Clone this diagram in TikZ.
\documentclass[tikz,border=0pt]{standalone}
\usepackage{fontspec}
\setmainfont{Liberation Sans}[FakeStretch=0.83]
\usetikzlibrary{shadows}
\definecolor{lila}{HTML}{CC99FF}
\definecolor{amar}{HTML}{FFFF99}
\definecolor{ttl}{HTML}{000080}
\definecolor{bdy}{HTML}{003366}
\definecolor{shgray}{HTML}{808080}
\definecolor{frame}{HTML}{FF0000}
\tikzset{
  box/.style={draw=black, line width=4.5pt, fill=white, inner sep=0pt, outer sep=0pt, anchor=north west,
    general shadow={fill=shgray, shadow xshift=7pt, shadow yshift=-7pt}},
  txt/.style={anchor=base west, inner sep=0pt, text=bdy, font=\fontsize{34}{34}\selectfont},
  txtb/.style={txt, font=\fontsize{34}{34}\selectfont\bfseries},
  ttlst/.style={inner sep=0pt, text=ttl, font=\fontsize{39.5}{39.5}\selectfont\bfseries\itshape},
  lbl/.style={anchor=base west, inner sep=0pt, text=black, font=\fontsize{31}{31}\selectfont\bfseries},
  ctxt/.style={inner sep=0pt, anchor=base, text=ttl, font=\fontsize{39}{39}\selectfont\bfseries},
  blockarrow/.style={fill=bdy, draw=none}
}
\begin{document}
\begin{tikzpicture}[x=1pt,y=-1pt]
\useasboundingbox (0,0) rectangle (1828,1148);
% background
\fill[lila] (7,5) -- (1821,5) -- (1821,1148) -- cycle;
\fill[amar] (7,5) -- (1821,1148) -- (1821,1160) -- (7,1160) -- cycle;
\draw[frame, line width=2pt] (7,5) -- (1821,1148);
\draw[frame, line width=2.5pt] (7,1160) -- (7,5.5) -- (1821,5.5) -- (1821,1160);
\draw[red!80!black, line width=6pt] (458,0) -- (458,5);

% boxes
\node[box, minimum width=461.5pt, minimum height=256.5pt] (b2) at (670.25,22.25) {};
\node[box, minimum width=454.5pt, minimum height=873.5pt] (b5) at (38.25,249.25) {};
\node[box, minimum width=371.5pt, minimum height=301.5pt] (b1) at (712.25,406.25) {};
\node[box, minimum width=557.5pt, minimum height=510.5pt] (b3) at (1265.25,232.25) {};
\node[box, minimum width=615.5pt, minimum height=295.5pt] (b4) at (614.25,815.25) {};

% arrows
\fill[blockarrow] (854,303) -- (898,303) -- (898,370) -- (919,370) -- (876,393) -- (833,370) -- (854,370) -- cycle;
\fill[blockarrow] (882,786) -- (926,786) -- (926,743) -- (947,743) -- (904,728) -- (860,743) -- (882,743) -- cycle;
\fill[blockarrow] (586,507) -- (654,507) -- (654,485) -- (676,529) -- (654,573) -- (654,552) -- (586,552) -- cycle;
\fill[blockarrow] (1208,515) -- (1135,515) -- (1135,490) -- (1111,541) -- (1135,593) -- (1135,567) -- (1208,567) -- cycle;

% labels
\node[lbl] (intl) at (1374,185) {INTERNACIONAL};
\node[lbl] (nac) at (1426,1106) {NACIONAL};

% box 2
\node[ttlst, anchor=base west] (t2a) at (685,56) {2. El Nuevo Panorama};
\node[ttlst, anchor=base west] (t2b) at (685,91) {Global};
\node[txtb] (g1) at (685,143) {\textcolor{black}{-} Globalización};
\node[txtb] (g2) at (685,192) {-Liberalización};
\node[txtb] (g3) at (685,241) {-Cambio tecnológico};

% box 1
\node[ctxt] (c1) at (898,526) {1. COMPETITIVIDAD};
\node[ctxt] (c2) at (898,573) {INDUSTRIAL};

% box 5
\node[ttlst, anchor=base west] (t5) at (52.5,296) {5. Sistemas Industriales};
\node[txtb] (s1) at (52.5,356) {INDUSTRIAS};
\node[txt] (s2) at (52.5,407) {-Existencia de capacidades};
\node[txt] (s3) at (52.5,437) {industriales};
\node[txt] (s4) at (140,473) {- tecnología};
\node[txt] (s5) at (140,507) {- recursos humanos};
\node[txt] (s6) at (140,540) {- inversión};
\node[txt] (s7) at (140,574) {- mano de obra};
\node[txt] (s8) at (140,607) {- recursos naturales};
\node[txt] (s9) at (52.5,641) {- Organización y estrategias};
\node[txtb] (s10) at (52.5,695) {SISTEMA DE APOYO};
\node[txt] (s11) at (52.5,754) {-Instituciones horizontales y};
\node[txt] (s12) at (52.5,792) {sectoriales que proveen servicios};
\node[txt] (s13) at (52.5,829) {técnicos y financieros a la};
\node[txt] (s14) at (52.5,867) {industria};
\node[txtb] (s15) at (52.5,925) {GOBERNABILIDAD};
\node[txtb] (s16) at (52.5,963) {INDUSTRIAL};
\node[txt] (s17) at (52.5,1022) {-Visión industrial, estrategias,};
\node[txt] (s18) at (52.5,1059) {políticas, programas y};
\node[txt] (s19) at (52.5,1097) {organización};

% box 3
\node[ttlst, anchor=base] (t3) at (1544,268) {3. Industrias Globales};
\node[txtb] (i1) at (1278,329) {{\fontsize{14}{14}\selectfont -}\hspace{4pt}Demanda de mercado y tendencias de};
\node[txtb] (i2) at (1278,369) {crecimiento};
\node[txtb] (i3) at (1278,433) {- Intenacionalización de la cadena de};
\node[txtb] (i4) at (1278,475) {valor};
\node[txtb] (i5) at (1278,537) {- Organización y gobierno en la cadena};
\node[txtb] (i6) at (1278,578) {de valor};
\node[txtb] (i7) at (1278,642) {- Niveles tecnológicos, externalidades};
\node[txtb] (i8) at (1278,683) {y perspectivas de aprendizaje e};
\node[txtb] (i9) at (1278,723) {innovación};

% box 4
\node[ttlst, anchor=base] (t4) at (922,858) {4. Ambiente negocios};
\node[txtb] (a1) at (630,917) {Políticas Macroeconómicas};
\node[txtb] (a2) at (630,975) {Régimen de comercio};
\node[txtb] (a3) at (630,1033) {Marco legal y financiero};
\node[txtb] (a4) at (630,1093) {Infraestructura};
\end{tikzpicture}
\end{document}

※

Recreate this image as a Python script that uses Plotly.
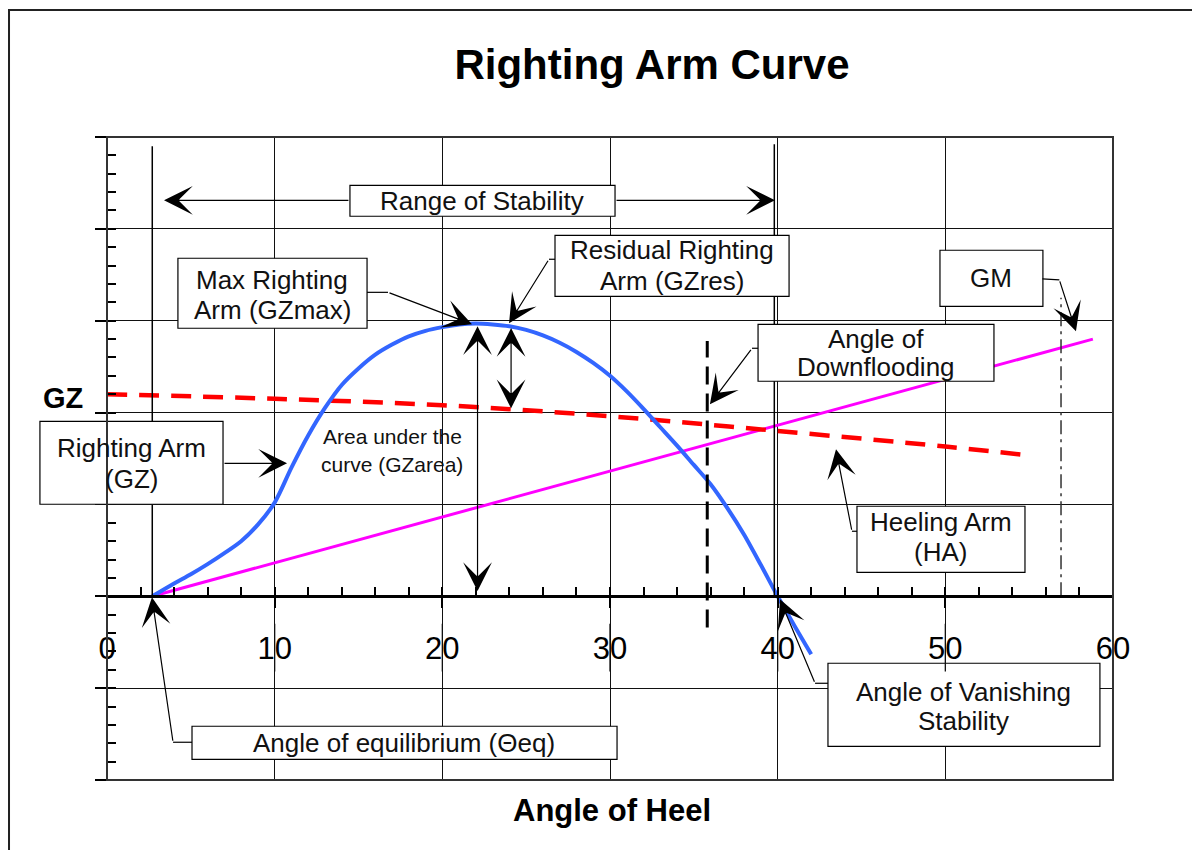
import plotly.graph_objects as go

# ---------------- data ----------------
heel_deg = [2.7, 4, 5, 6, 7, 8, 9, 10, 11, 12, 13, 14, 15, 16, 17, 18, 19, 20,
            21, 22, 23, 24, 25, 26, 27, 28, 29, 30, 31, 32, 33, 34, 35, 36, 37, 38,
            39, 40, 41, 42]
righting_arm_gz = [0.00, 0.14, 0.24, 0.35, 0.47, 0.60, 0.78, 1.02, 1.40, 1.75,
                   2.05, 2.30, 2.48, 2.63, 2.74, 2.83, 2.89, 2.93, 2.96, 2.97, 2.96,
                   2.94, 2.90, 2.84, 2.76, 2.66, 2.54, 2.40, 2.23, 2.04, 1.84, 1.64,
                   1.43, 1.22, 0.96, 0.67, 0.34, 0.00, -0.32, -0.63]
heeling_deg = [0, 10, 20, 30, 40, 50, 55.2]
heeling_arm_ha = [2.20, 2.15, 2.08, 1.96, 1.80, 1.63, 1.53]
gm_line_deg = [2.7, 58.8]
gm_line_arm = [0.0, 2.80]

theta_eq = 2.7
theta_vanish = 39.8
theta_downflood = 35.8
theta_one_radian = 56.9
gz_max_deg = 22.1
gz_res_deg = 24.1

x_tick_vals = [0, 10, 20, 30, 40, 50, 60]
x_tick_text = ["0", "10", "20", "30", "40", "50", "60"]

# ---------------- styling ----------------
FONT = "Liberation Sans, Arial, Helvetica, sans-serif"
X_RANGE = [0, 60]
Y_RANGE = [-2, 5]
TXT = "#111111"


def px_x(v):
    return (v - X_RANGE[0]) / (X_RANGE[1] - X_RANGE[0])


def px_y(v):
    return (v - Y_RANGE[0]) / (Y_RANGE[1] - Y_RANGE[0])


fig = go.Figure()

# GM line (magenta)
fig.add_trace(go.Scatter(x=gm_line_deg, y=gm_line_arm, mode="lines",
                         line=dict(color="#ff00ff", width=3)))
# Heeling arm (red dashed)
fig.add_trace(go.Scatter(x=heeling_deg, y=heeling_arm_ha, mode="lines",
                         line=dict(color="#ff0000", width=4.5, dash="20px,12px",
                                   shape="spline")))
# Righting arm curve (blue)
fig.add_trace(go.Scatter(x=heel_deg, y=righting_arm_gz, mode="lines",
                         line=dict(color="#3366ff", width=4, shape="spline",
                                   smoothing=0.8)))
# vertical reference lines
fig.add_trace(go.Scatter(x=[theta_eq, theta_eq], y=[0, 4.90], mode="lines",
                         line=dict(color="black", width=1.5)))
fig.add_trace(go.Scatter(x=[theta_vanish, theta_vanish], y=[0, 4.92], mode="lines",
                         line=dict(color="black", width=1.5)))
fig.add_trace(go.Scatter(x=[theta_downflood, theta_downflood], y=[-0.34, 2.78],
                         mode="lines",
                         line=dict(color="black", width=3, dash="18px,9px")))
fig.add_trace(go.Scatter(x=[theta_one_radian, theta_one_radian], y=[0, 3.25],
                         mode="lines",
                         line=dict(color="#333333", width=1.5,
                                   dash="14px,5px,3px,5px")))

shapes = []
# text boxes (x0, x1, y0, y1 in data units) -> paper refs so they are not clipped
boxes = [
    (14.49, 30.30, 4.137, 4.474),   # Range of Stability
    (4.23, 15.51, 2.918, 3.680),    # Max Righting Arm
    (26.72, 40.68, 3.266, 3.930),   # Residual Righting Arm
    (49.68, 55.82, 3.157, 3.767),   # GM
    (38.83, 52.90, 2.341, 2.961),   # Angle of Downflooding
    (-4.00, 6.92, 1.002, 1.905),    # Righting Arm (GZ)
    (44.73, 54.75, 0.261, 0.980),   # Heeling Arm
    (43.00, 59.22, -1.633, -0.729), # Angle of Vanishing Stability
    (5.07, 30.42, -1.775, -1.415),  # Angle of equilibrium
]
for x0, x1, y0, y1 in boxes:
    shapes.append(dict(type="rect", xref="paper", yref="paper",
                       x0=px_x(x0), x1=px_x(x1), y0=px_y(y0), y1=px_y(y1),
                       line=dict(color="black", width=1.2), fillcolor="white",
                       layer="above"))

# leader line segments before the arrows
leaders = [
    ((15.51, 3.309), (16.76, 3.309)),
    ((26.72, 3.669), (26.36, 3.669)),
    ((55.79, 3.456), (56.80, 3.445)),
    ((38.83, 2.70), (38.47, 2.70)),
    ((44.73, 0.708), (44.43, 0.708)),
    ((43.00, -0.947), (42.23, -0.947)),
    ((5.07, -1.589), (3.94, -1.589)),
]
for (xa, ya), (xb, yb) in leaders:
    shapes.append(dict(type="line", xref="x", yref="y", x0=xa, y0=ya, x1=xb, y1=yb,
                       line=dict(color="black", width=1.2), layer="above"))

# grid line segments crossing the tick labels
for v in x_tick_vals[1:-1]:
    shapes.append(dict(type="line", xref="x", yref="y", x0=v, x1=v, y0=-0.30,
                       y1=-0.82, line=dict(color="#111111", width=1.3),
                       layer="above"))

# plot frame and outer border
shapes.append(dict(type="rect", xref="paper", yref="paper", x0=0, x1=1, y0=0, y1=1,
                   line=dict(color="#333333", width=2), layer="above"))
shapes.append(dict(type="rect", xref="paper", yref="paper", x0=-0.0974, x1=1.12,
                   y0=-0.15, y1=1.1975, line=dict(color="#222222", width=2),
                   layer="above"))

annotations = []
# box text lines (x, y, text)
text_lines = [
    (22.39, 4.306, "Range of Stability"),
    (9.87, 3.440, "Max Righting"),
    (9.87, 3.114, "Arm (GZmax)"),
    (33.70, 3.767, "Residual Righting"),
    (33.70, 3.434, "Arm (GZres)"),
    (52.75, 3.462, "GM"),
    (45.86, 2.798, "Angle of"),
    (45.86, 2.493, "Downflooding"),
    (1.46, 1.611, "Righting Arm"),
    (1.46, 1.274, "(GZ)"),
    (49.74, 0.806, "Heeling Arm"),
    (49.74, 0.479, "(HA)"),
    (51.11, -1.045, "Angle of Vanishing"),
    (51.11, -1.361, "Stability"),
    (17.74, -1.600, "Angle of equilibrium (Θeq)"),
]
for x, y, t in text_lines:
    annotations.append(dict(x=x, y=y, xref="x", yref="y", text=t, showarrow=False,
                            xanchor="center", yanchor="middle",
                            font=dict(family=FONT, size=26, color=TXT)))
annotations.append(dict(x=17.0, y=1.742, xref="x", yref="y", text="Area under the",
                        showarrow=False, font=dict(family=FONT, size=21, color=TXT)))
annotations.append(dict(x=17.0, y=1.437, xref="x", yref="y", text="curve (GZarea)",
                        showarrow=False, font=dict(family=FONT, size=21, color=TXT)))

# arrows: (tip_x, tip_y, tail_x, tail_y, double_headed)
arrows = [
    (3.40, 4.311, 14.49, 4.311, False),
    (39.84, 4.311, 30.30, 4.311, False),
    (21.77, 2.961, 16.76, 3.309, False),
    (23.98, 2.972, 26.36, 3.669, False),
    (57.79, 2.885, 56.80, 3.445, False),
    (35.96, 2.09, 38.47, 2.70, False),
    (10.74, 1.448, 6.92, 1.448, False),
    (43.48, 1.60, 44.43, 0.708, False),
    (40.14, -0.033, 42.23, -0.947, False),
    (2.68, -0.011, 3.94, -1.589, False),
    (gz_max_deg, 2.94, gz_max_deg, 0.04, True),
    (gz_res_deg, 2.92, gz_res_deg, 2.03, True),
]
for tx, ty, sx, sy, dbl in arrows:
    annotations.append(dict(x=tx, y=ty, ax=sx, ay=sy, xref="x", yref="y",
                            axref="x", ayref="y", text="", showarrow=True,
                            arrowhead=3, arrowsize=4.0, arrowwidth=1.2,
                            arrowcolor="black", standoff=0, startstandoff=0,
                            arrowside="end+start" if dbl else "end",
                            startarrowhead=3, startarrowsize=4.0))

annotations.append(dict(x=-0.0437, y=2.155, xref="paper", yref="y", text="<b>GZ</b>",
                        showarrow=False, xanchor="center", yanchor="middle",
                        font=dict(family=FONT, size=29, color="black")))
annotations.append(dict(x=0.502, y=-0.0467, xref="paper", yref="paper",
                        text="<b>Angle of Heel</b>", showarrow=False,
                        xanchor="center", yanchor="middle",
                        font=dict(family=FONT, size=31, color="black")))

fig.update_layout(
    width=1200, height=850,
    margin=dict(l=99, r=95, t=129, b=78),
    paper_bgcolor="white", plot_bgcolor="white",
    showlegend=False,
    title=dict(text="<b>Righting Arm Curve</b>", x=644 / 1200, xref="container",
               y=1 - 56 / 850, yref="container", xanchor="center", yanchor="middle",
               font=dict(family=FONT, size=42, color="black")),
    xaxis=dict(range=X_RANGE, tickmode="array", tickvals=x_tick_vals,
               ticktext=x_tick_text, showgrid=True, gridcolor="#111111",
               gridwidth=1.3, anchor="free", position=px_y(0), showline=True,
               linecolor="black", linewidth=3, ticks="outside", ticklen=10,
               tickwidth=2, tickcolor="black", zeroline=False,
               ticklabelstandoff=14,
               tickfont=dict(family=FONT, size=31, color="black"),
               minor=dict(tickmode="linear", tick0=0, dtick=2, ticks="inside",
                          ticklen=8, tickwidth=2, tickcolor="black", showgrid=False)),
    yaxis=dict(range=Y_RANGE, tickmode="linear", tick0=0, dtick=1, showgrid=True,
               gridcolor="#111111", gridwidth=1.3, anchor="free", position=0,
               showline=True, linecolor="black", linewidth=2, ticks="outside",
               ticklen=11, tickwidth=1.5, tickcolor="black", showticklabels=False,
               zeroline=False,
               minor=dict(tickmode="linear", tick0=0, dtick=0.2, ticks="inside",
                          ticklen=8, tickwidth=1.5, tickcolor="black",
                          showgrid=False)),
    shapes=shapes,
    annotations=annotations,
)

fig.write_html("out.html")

※

▶ _Job_:
Look above for the line with "Recreate this image" and the line with "fig = go.Figure()"; set down those two lines and all lines between them exactly, without pictures and without anything else.

▶ _Completed exercise_:
Recreate this image as a Python script that uses Plotly.
import plotly.graph_objects as go

# ---------------- data ----------------
heel_deg = [2.7, 4, 5, 6, 7, 8, 9, 10, 11, 12, 13, 14, 15, 16, 17, 18, 19, 20,
            21, 22, 23, 24, 25, 26, 27, 28, 29, 30, 31, 32, 33, 34, 35, 36, 37, 38,
            39, 40, 41, 42]
righting_arm_gz = [0.00, 0.14, 0.24, 0.35, 0.47, 0.60, 0.78, 1.02, 1.40, 1.75,
                   2.05, 2.30, 2.48, 2.63, 2.74, 2.83, 2.89, 2.93, 2.96, 2.97, 2.96,
                   2.94, 2.90, 2.84, 2.76, 2.66, 2.54, 2.40, 2.23, 2.04, 1.84, 1.64,
                   1.43, 1.22, 0.96, 0.67, 0.34, 0.00, -0.32, -0.63]
heeling_deg = [0, 10, 20, 30, 40, 50, 55.2]
heeling_arm_ha = [2.20, 2.15, 2.08, 1.96, 1.80, 1.63, 1.53]
gm_line_deg = [2.7, 58.8]
gm_line_arm = [0.0, 2.80]

theta_eq = 2.7
theta_vanish = 39.8
theta_downflood = 35.8
theta_one_radian = 56.9
gz_max_deg = 22.1
gz_res_deg = 24.1

x_tick_vals = [0, 10, 20, 30, 40, 50, 60]
x_tick_text = ["0", "10", "20", "30", "40", "50", "60"]

# ---------------- styling ----------------
FONT = "Liberation Sans, Arial, Helvetica, sans-serif"
X_RANGE = [0, 60]
Y_RANGE = [-2, 5]
TXT = "#111111"


def px_x(v):
    return (v - X_RANGE[0]) / (X_RANGE[1] - X_RANGE[0])


def px_y(v):
    return (v - Y_RANGE[0]) / (Y_RANGE[1] - Y_RANGE[0])


fig = go.Figure()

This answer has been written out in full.